In support of the first proposition, market urbanists rely not just on the environmentalist and quality of life critiques of sprawl that are common in new urbanist circles, but on economic concerns.  They tend to endorse the idea (publicized heavily by Charles Marohn) that walkable urbanist neighborhoods produce more economic value per acre than sprawl, as well as the theory of “agglomeration economies”—the idea that when industries cluster in dense areas, they improve their performance by trading people and ideas.  For example, the firms in Manhattan’s Diamond District benefit from being in one district where the firms can trade ideas and customers can engage in one-stop shopping.  On such issues, market urbanists tend to agree with new urbanists, and to disagree with sprawl supporters who see walkable cities as obsolete.
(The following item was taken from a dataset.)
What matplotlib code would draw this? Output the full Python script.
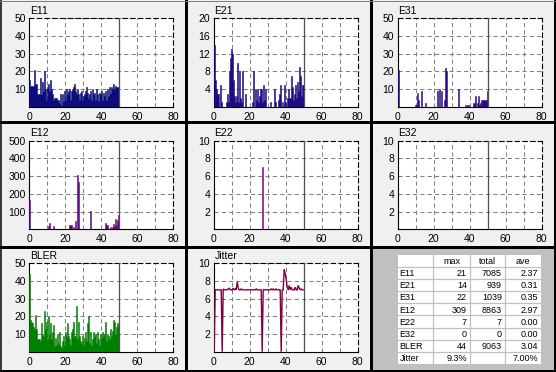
import numpy as np
import matplotlib
matplotlib.use('Agg')
import matplotlib.pyplot as plt
from matplotlib.lines import Line2D
from matplotlib.patches import Rectangle

W, H, DPI = 556, 372, 100

# ---------------- data (per-sample values, samples span 0..50) ----------------
E11 = [15, 12, 12, 12, 12, 21, 13, 13, 7, 7,
       7, 16, 7, 14, 9, 20, 10, 4, 11, 13,
       9, 15, 10, 7, 4, 5, 5, 5, 4, 4,
       2, 7, 1, 7, 3, 9, 4, 10, 7, 9,
       10, 4, 9, 10, 11, 13, 9, 7, 10, 7,
       4, 8, 9, 4, 6, 7, 9, 11, 8, 5,
       7, 9, 4, 10, 7, 8, 4, 10, 7, 3,
       8, 7, 9, 4, 8, 6, 9, 4, 10, 6,
       11, 8, 11, 10, 13, 10, 12, 11, 11, 11]
E21 = [14, 6, 4, 3, 3, 0, 5, 1, 0, 0,
       0, 0, 1, 3, 1, 8, 11, 13, 12, 6,
       2.5, 1, 2.5, 10, 1, 8, 2, 1, 8, 0,
       0, 3, 0, 0, 0, 0, 0, 0, 1, 8,
       0, 4, 1.5, 4, 1, 2.5, 4, 4, 1, 5,
       1.5, 4, 0, 0, 0, 0, 1, 0, 0, 0,
       4, 1, 0, 0, 1.5, 3, 5, 0, 1, 0,
       5, 1, 0, 2, 4, 2, 2, 7, 4.4, 1.5,
       3, 5, 2, 5.5, 3.6, 9, 7, 2.5, 5, 5]
E31 = [21, 0, 0, 0, 0, 0, 0, 0, 0, 0,
       0, 0, 0, 0, 0, 0, 0, 1, 1, 8,
       4, 0, 0, 9, 0, 0, 0, 2, 0, 0,
       0, 0, 0, 0, 0, 0, 0, 0, 0, 9,
       0, 10, 0, 9, 0, 0, 4, 22, 20, 0,
       0, 0, 0, 0, 0, 0, 0, 0, 0, 0,
       10, 0, 0, 0, 0, 0, 0, 1, 0, 1,
       1, 0, 0, 0, 0, 2, 2, 6, 0, 2,
       6, 1, 2, 4, 4, 4, 4, 4, 4, 9]
E12 = [165, 0, 0, 0, 0, 0, 0, 0, 0, 0,
       0, 0, 0, 0, 0, 0, 0, 0, 0, 20,
       35, 0, 0, 0, 17, 0, 0, 0, 0, 0,
       0, 0, 0, 0, 0, 0, 0, 0, 0, 0,
       25, 25, 25, 0, 15, 0, 47, 0, 309, 268,
       0, 0, 0, 0, 0, 0, 0, 0, 0, 0,
       0, 105, 0, 0, 0, 0, 0, 0, 0, 0,
       0, 0, 0, 0, 0, 0, 35, 25, 25, 0,
       0, 13, 0, 10, 32, 17, 60, 25, 51, 80]
E22 = [0, 0, 0, 0, 0, 0, 0, 0, 0, 0,
       0, 0, 0, 0, 0, 0, 0, 0, 0, 0,
       0, 0, 0, 0, 0, 0, 0, 0, 0, 0,
       0, 0, 0, 0, 0, 0, 0, 0, 0, 0,
       0, 0, 0, 0, 0, 0, 0, 0, 7, 0,
       0, 0, 0, 0, 0, 0, 0, 0, 0, 0,
       0, 0, 0, 0, 0, 0, 0, 0, 0, 0,
       0, 0, 0, 0, 0, 0, 0, 0, 0, 0,
       0, 0, 0, 0, 0, 0, 0, 0, 0, 0]
E32 = [0, 0, 0, 0, 0, 0, 0, 0, 0, 0,
       0, 0, 0, 0, 0, 0, 0, 0, 0, 0,
       0, 0, 0, 0, 0, 0, 0, 0, 0, 0,
       0, 0, 0, 0, 0, 0, 0, 0, 0, 0,
       0, 0, 0, 0, 0, 0, 0, 0, 0, 0,
       0, 0, 0, 0, 0, 0, 0, 0, 0, 0,
       0, 0, 0, 0, 0, 0, 0, 0, 0, 0,
       0, 0, 0, 0, 0, 0, 0, 0, 0, 0,
       0, 0, 0, 0, 0, 0, 0, 0, 0, 0]
BLER = [44, 18, 17, 16, 14, 13, 21, 13, 7, 7,
        7, 6, 16, 10, 9, 23, 13, 17, 7, 20,
        10, 16, 7, 11, 15, 3, 8, 4, 10, 5,
        11, 3, 2, 6, 9, 4, 11, 9, 16, 9,
        7, 4, 11, 13, 17, 9, 9, 26, 7, 17,
        9, 6, 5, 9, 4, 8, 11, 6, 16, 20,
        5, 11, 4, 7, 11, 9, 10, 5, 11, 7,
        4, 10, 8, 11, 9, 10, 17, 6, 10, 9,
        7, 13, 9, 12, 18, 17, 10, 14, 16, 15]
JITTER = [0, 7, 7, 7, 7, 7, 7, 7, 0, 7.1,
          7, 7, 7, 7, 7.1, 7.2, 7, 7, 7, 7.2,
          7, 7.1, 7, 7.9, 7.2, 7, 7, 7.1, 7, 7,
          7, 7, 7, 7, 7, 7, 7, 7, 7, 7,
          7, 7, 7.1, 7, 7, 7, 7, 7, 0, 7,
          7, 7, 7, 7, 7, 7, 7, 7.1, 7, 7.1,
          7, 7, 7.1, 7, 7, 7, 7, 0, 7, 7,
          9.3, 8.8, 8.2, 7.3, 7, 7.5, 7, 7.3, 7, 7,
          7, 7.3, 7, 7, 7.5, 7.2, 7, 7.1, 7, 7]

X_TICKS = [0, 20, 40, 60, 80]
X_GRID = [10, 20, 30, 40, 50, 60, 70]
X_MAX = 80
DATA_END = 50

TABLE_HEADER = ["", "max", "total", "ave"]
TABLE_ROWS = ["E11", "E21", "E31", "E12", "E22", "E32", "BLER", "Jitter"]
TABLE_MAX = ["21", "14", "22", "309", "7", "0", "44", "9.3%"]
TABLE_TOTAL = ["7085", "939", "1039", "8863", "7", "0", "9063", ""]
TABLE_AVE = ["2.37", "0.31", "0.35", "2.97", "0.00", "0.00", "3.04", "7.00%"]

# title, data, ymax, yticks, color, kind
panels = [
    ("E11", E11, 50, [10, 20, 30, 40, 50], "#0c0c7c", "bar"),
    ("E21", E21, 20, [4, 8, 12, 16, 20], "#1e0a84", "bar"),
    ("E31", E31, 50, [10, 20, 30, 40, 50], "#30088a", "bar"),
    ("E12", E12, 500, [100, 200, 300, 400, 500], "#62088a", "bar"),
    ("E22", E22, 10, [2, 4, 6, 8, 10], "#84008a", "bar"),
    ("E32", E32, 10, [2, 4, 6, 8, 10], "#84008a", "bar"),
    ("BLER", BLER, 50, [10, 20, 30, 40, 50], "#008000", "bar"),
    ("Jitter", JITTER, 10, [2, 4, 6, 8, 10], "#800040", "line"),
]

# ---------------- layout (pixels) ----------------
COL_LEFT = [29.3, 213.7, 397.7]
ROW_TOP = [18.3, 140.7, 263.3]
AX_W, AX_H = 144.0, 88.5

plt.rcParams['font.family'] = ['Liberation Sans', 'DejaVu Sans']
fig = plt.figure(figsize=(W / DPI, H / DPI), dpi=DPI)
fig.patch.set_facecolor('#f0f0f0')


def fx(px):
    return px / W


def fy(py):
    return 1 - py / H


# gray table panel
fig.add_artist(Rectangle((fx(370), fy(372)), fx(186), 125 / H,
                         transform=fig.transFigure, facecolor='#c0c0c0',
                         edgecolor='none', zorder=0))

DASH = (0, (4, 3))
for k, (title, vals, ymax, yt, color, kind) in enumerate(panels):
    r, c = divmod(k, 3)
    ax = fig.add_axes([fx(COL_LEFT[c]), fy(ROW_TOP[r] + AX_H), AX_W / W, AX_H / H])
    ax.set_facecolor('white')
    n = len(vals)
    step = DATA_END / n
    edges = np.arange(n + 1) * step
    if kind == "bar":
        ax.stairs(vals, edges, fill=True, facecolor=color, edgecolor=color,
                  lw=0.4, zorder=3)
    else:
        xs = np.arange(n) * step + step / 2
        ax.plot(xs, vals, color=color, lw=1.0, zorder=3, solid_joinstyle='miter')
    ax.set_xlim(0, X_MAX)
    ax.set_ylim(0, ymax)
    ax.set_xticks(X_TICKS)
    ax.set_xticks(X_GRID, minor=True)
    ax.set_yticks(yt)
    ax.tick_params(which='both', length=0, labelsize=7.5, pad=2.5, colors='black')
    ax.tick_params(axis='x', pad=3.5)
    ax.grid(True, which='both', axis='x', color='#808080', lw=0.75, linestyle=DASH, zorder=1)
    ax.grid(True, which='major', axis='y', color='#808080', lw=0.75, linestyle=DASH, zorder=1)
    ax.set_axisbelow(True)
    ax.axvline(DATA_END, color='#505050', lw=0.9, zorder=4)
    for s in ('left', 'bottom'):
        ax.spines[s].set_linewidth(0.8)
        ax.spines[s].set_color('black')
    for s in ('top', 'right'):
        ax.spines[s].set_linewidth(0.8)
        ax.spines[s].set_color('black')
        ax.spines[s].set_linestyle(DASH)
    ax.text(0.005, 1.025, title, transform=ax.transAxes, ha='left', va='bottom',
            fontsize=7.5)

# ---------------- table ----------------
T_COLS = [397.7, 433.3, 470.0, 505.0, 541.0]
T_TOP, T_ROW_H = 255.0, 12.1
n_rows = len(TABLE_ROWS) + 1
tax = fig.add_axes([fx(T_COLS[0]), fy(T_TOP + n_rows * T_ROW_H),
                    (T_COLS[-1] - T_COLS[0]) / W, n_rows * T_ROW_H / H])
tax.set_xlim(T_COLS[0], T_COLS[-1])
tax.set_ylim(T_TOP + n_rows * T_ROW_H, T_TOP)
tax.axis('off')
tax.add_patch(Rectangle((T_COLS[0], T_TOP), T_COLS[-1] - T_COLS[0], n_rows * T_ROW_H,
                        facecolor='white', edgecolor='none'))
for xb in T_COLS[1:-1]:
    tax.plot([xb, xb], [T_TOP, T_TOP + n_rows * T_ROW_H], color='#c0c0c0', lw=0.9)
for j in range(1, n_rows):
    yb = T_TOP + j * T_ROW_H
    tax.plot([T_COLS[0], T_COLS[-1]], [yb, yb], color='#c0c0c0', lw=0.9)

cells = [TABLE_HEADER] + [[a, b, cc, d] for a, b, cc, d in
                          zip(TABLE_ROWS, TABLE_MAX, TABLE_TOTAL, TABLE_AVE)]
for j, row in enumerate(cells):
    yc = T_TOP + (j + 0.55) * T_ROW_H
    for i, txt in enumerate(row):
        if j == 0:
            tax.text((T_COLS[i] + T_COLS[i + 1]) / 2, yc, txt, ha='center', va='center', fontsize=6.5)
        elif i == 0:
            tax.text(T_COLS[i] + 2, yc, txt, ha='left', va='center', fontsize=6.5)
        else:
            tax.text(T_COLS[i + 1] - 3, yc, txt, ha='right', va='center', fontsize=6.5)

# ---------------- panel separators ----------------
def hline(py, lw_px, x0=0, x1=W, color='black'):
    fig.add_artist(Line2D([fx(x0), fx(x1)], [fy(py), fy(py)], transform=fig.transFigure,
                          color=color, lw=lw_px * 72 / DPI, zorder=10))


def vline(px, lw_px, y0=0, y1=H, color='black'):
    fig.add_artist(Line2D([fx(px), fx(px)], [fy(y0), fy(y1)], transform=fig.transFigure,
                          color=color, lw=lw_px * 72 / DPI, zorder=10))


hline(122.0, 3)
hline(246.5, 3)
vline(185.5, 3)
vline(371.0, 3)
vline(0.5, 1.5)
vline(555.0, 2)
hline(371.0, 2)
hline(0.5, 1, color='#808080')

fig.savefig('out.png', dpi=DPI, facecolor=fig.get_facecolor())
Although market urbanists like walkable urbanism, they often focus on issues that are not at the core of New Urbanism. Market urbanists have focused on housing affordability—in particular the idea that zoning regulations, especially anti-density regulations, have caused this problem by limiting housing supply. New urbanists tend to be less focused on housing affordability than market urbanists.  Some new urbanists (especially, in my experience, younger new urbanists) favor the market urbanist position; others tend to believe that the public interest in increasing housing supply should be overridden by the public interest in historic preservation and preserving the character of cities’ most desirable neighborhoods.

By contrast, the most popular new urbanist work has focused on urban form and walkability—that is, protecting the walkability of already-walkable places, and making less walkable places more walkable. Market urbanists certainly do not oppose this goal, and oppose anti-walkability government policies such as superwide roads. But market urbanists have not focused on walkability as much as new urbanists.

Market urbanists are likely to disagree with many new urbanists in evaluating anti-sprawl regulations such as urban growth boundaries.  Although market urbanists appreciate the objectives of such rules, their concern with housing affordability may make them more skeptical of such intensive regulation, as well as of the more prescriptive form-based codes. Market urbanists are also divided about the wisdom of large-scale public transit improvements; while some share new urbanists’ positive attitude towards public transit, others dream of privatization.

In sum, market urbanism is arguably an offshoot of New Urbanism, in the sense that it is a pro-urban, pro-walkability movement (or perhaps I should say, mini-movement).  But its hostility towards zoning and its focus on affordability sets it apart.